Canterbury/Westland decreased to 42.2, its lowest level since March 2011, while the Otago/Southland region took a significant hit, declining to 38.3 points, its lowest level of activity since March 2009.
Among the sub-groups, food, beverage and tobacco was one of the few stand-outs on 54.0 points, even as it slipped from 63.1 in March.
Petroleum, coal, chemical and associated products fell to 40.6 points, machinery and equipment manufacturing dropped to 41.7, while metal manufacturing dropped to 47.7 points.
Steel said the drop could be attributed to several things, including ongoing uncertainty in Europe, a slowdown in Australia and the strong New Zealand dollar.

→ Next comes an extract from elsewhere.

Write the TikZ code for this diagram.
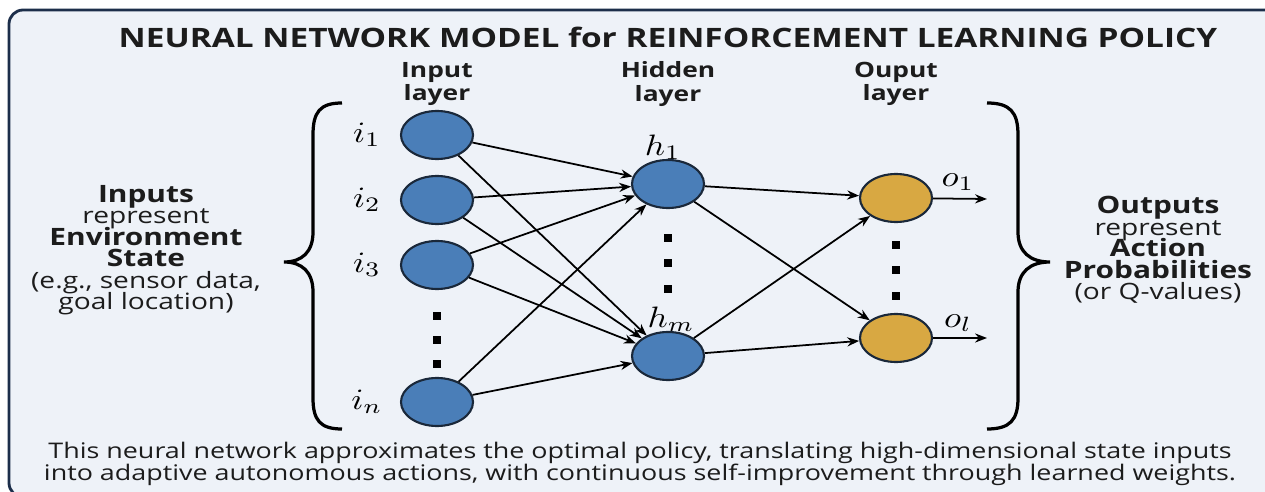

"The April PMI dip can be sheeted back to the New Zealand dollar, either through its general persistent strength or the important New Zealand dollar/Australian dollar crossrate for manufactures hitting a seven month high in April," he said.
"We will be on the lookout to see if the dip in April's PMI is a precursor to a softening in other business survey's across a wider range of sectors."
The drop in activity also led the proportion of negative comments increasing to about 58 percent from 52 percent.
Globally, the JPMorgan Global Manufacturing PMI stood at 51.4 in March, helping to signal a modest expansion in world manufacturing for the fifth month in a row.